▸ Your task:
Retype, please, the listing from its opening line through the line that contains "text=black!65] (ftr) at", both included, without the pictures.

▸ Collected material:
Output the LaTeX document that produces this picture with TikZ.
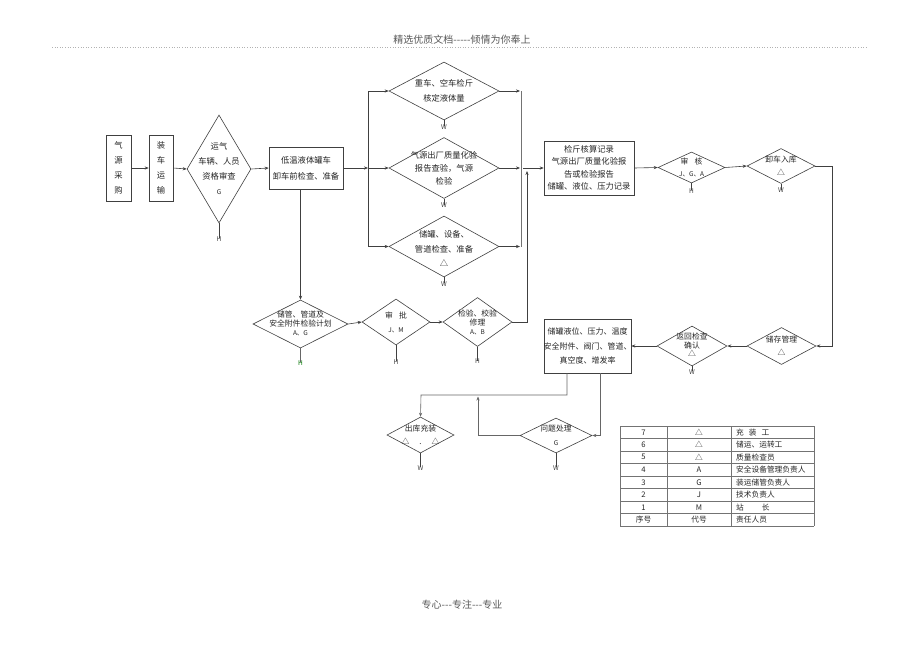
\documentclass[tikz,border=0pt]{standalone}
\usepackage{fontspec}
\setmainfont{Noto Sans CJK SC}
\usetikzlibrary{shapes.geometric,arrows.meta}
\begin{document}
\begin{tikzpicture}[x=1pt,y=-1pt,
 ln/.style={line width=0.6pt, draw=black!75},
 arr/.style={ln, -{Stealth[length=4pt,width=3.2pt]}},
 box/.style={draw=black!75, line width=0.6pt, rectangle, inner sep=0pt},
 dia/.style={draw=black!75, line width=0.6pt, diamond, inner sep=0pt},
 txt/.style={font=\fontsize{8.3}{14.5}\selectfont, align=center, text=black!85, inner sep=0pt},
 txs/.style={font=\fontsize{8.3}{12.5}\selectfont, align=center, text=black!85, inner sep=0pt},
 mk/.style={font=\fontsize{6.5}{7}\selectfont, text=black!75, inner sep=0pt},
 tl/.style={draw=black!55, line width=0.5pt},
 tt/.style={font=\fontsize{7.7}{8}\selectfont, text=black!85, inner sep=0pt},
]
\useasboundingbox (0,0) rectangle (920,651);
\fill[white] (0,0) rectangle (920,651);

% header and footer
\node[font=\fontsize{10}{12}\selectfont, text=black!65] (hdr) at (462,40) {精选优质文档-{}-{}-{}-{}-倾情为你奉上};
\draw[black!30, dotted, line width=0.6pt] (52,47) -- (868,47);
\node[font=\fontsize{10}{12}\selectfont, text=black!65] (ftr) at (462,605) {专心-{}-{}-专注-{}-{}-专业};

% boxes
\node[box, minimum width=25pt, minimum height=66pt] (b1) at (118.5,168) {};
\node[txt, font=\fontsize{8.3}{15}\selectfont] at (b1) {气\\源\\采\\购};
\node[box, minimum width=24pt, minimum height=66pt] (b2) at (161,168) {};
\node[txt, font=\fontsize{8.3}{15}\selectfont] at (b2) {装\\车\\运\\输};
\node[box, minimum width=74pt, minimum height=42pt] (b3) at (306,168) {};
\node[txt, font=\fontsize{8.3}{16}\selectfont] at (b3) {低温液体罐车\\卸车前检查、准备};
\node[box, minimum width=90pt, minimum height=54pt] (b4) at (589,168) {};
\node[txs] at (b4) {检斤核算记录\\气源出厂质量化验报\\告或检验报告\\储罐、液位、压力记录};
\node[box, minimum width=87pt, minimum height=54pt] (b5) at (587.5,346) {};
\node[txt, font=\fontsize{8}{14.5}\selectfont] at (b5) {储罐液位、压力、温度\\安全附件、阀门、管道、\\真空度、增发率};

% diamonds
\node[dia, minimum width=64pt, minimum height=108pt] (d1) at (219,169) {};
\node[txt, font=\fontsize{8.3}{15}\selectfont] at (d1) {运气\\车辆、人员\\资格审查\\{\fontsize{6.5}{6}\selectfont G}};
\node[dia, minimum width=110pt, minimum height=58pt] (dA) at (444,91) {};
\node[txt] at (dA) {重车、空车检斤\\核定液体量};
\node[dia, minimum width=110pt, minimum height=61pt] (dB) at (444,168) {};
\node[txs, font=\fontsize{8.3}{13}\selectfont] at (dB) {气源出厂质量化验\\报告查验，气源\\检验};
\node[dia, minimum width=110pt, minimum height=61pt] (dC) at (444,246.5) {};
\node[txt] at ([yshift=-2]dC) {储罐、设备、\\管道检查、准备\\△};
\node[dia, minimum width=67pt, minimum height=31pt] (dD) at (691.5,167.5) {};
\node[txs, font=\fontsize{7.8}{12}\selectfont] at (dD) {审\hspace{6pt}核\\{\fontsize{6.5}{6}\selectfont J、G、A}};
\node[dia, minimum width=68pt, minimum height=35pt] (dE) at (781,166) {};
\node[txs, font=\fontsize{7.8}{13}\selectfont] at (dE) {卸车入库\\△};
\node[dia, minimum width=69pt, minimum height=37pt] (dF) at (781.5,346) {};
\node[txs, font=\fontsize{7.8}{13}\selectfont] at (dF) {储存管理\\△};
\node[dia, minimum width=70pt, minimum height=40pt] (dG) at (692,346) {};
\node[txs, font=\fontsize{7.8}{8.5}\selectfont] at ([yshift=1]dG) {返回检查\\确认\\△};
\node[dia, minimum width=67pt, minimum height=36pt] (dH) at (420.5,435) {};
\node[txs, font=\fontsize{7.8}{13}\selectfont] at (dH) {出库充装\\△\hspace{10pt}.\hspace{10pt}△};
\node[dia, minimum width=72pt, minimum height=35pt] (dI) at (556,435.5) {};
\node[txs, font=\fontsize{7.8}{14}\selectfont] at (dI) {问题处理\\{\fontsize{6.5}{6}\selectfont G}};
\node[dia, minimum width=95pt, minimum height=48pt] (dJ) at (300.5,324) {};
\node[txs, font=\fontsize{7.8}{9}\selectfont] at ([yshift=1]dJ) {储管、管道及\\安全附件检验计划\\{\fontsize{6.5}{8}\selectfont A、G}};
\node[dia, minimum width=68pt, minimum height=46pt] (dK) at (396,322) {};
\node[txs, font=\fontsize{7.8}{14}\selectfont] at (dK) {审\hspace{6pt}批\\{\fontsize{6.5}{6}\selectfont J、M}};
\node[dia, minimum width=69pt, minimum height=49pt] (dL) at (477.5,322) {};
\node[txs, font=\fontsize{7.8}{9}\selectfont] at (dL) {检验、校验\\修理\\{\fontsize{6.5}{8}\selectfont A、B}};

% main flow
\draw[arr] (b1.east) -- (b2.west);
\draw[arr] (b2.east) -- (d1.west);
\draw[arr] (d1.east) -- (b3.west);

\coordinate (sL) at (368,168);
\coordinate (sLa) at (368,91);
\coordinate (sLc) at (368,246.5);
\draw[arr] (b3.east) -- (sL);
\draw[ln] (sLa) -- (sLc);
\draw[arr] (sLa) -- (dA.west);
\draw[arr] (sL) -- (dB.west);
\draw[arr] (sLc) -- (dC.west);

\coordinate (mRa) at (521,91);
\coordinate (mRc) at (521,246.5);
\coordinate (mR) at (521,168);
\draw[ln, draw=black!55] (mRa) -- (mRc);
\draw[arr] (dA.east) -- ([xshift=-1]mRa);
\draw[arr] (dB.east) -- ([xshift=-1]mR);
\draw[arr] (dC.east) -- ([xshift=-1]mRc);
\draw[arr] ([xshift=2]mR) -- (b4.west);

\draw[arr] (b4.east) -- (dD.west);
\draw[arr] (dD.east) -- (dE.west);
\coordinate (rc1) at (832,166);
\coordinate (rc2) at (832,346);
\draw[arr] (dE.east) -- (rc1) -- (rc2) -- (dF.east);
\draw[arr] (dF.west) -- (dG.east);
\draw[arr] (dG.west) -- (b5.east);

% bottom-left branch
\draw[arr] (dJ.north |- b3.south) -- (dJ.north);
\draw[arr] (dJ.east) -- (dK.west);
\draw[arr] (dK.east) -- (dL.west);
\coordinate (up1) at (527,322);
\coordinate (up2) at (527,171);
\draw[arr] (dL.east) -- (up1) -- (up2);

% from box 5 downwards
\coordinate (o1) at (567,395);
\coordinate (o2) at (421,395);
\draw[arr, draw=black!60] (b5.south -| o1) -- (o1) -- (o2) -- (dH.north);
\coordinate (p1) at (600,435.5);
\draw[arr, draw=black!60] (b5.south -| p1) -- (p1) -- (dI.east);
\coordinate (q1) at (478,435.5);
\coordinate (q2) at (478,396.5);
\draw[arr, draw=black!60] (dI.west) -- (q1) -- (q2);

% marks under diamonds
\foreach \d/\l/\len in {d1/H/15, dA/W/6, dB/W/6, dC/W/6, dD/H/7, dE/W/6, dG/W/5, dH/W/14, dI/W/14, dK/H/16, dL/H/14}{
  \draw[ln, line width=0.5pt] (\d.south) -- ++(0,\len) coordinate (\d m);
  \node[mk, anchor=north] at ([yshift=2]\d m) {\l};
}
\draw[ln, line width=0.5pt, draw=black!60] (dJ.south) -- ++(0,14) coordinate (dJm);
\node[mk, anchor=north, text=green!45!black] at ([yshift=2]dJm) {H};

% table
\foreach \i in {0,...,8}{
  \draw[tl] (620,{426+12.5*\i}) -- (814,{426+12.5*\i});
}
\draw[tl, line width=1pt] (620,501) -- (814,501);
\foreach \x in {620,667,731,814}{
  \draw[tl] (\x,426) -- (\x,526);
}
\foreach \a/\b/\c [count=\i from 0] in {7/△/{充\hspace{5pt}装\hspace{5pt}工},6/△/储运、运转工,5/△/质量检查员,4/A/安全设备管理负责人,3/G/装运储管负责人,2/J/技术负责人,1/M/{站\hspace{18pt}长},序号/代号/责任人员}{
  \node[tt] at (643.5,{432.25+12.5*\i}) {\a};
  \node[tt] at (699,{432.25+12.5*\i}) {\b};
  \node[tt, anchor=west] at (736,{432.25+12.5*\i}) {\c};
}
\end{tikzpicture}
\end{document}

▸ Correct output:
Output the LaTeX document that produces this picture with TikZ.
\documentclass[tikz,border=0pt]{standalone}
\usepackage{fontspec}
\setmainfont{Noto Sans CJK SC}
\usetikzlibrary{shapes.geometric,arrows.meta}
\begin{document}
\begin{tikzpicture}[x=1pt,y=-1pt,
 ln/.style={line width=0.6pt, draw=black!75},
 arr/.style={ln, -{Stealth[length=4pt,width=3.2pt]}},
 box/.style={draw=black!75, line width=0.6pt, rectangle, inner sep=0pt},
 dia/.style={draw=black!75, line width=0.6pt, diamond, inner sep=0pt},
 txt/.style={font=\fontsize{8.3}{14.5}\selectfont, align=center, text=black!85, inner sep=0pt},
 txs/.style={font=\fontsize{8.3}{12.5}\selectfont, align=center, text=black!85, inner sep=0pt},
 mk/.style={font=\fontsize{6.5}{7}\selectfont, text=black!75, inner sep=0pt},
 tl/.style={draw=black!55, line width=0.5pt},
 tt/.style={font=\fontsize{7.7}{8}\selectfont, text=black!85, inner sep=0pt},
]
\useasboundingbox (0,0) rectangle (920,651);
\fill[white] (0,0) rectangle (920,651);

% header and footer
\node[font=\fontsize{10}{12}\selectfont, text=black!65] (hdr) at (462,40) {精选优质文档-{}-{}-{}-{}-倾情为你奉上};
\draw[black!30, dotted, line width=0.6pt] (52,47) -- (868,47);
\node[font=\fontsize{10}{12}\selectfont, text=black!65] (ftr) at (462,605) {专心-{}-{}-专注-{}-{}-专业};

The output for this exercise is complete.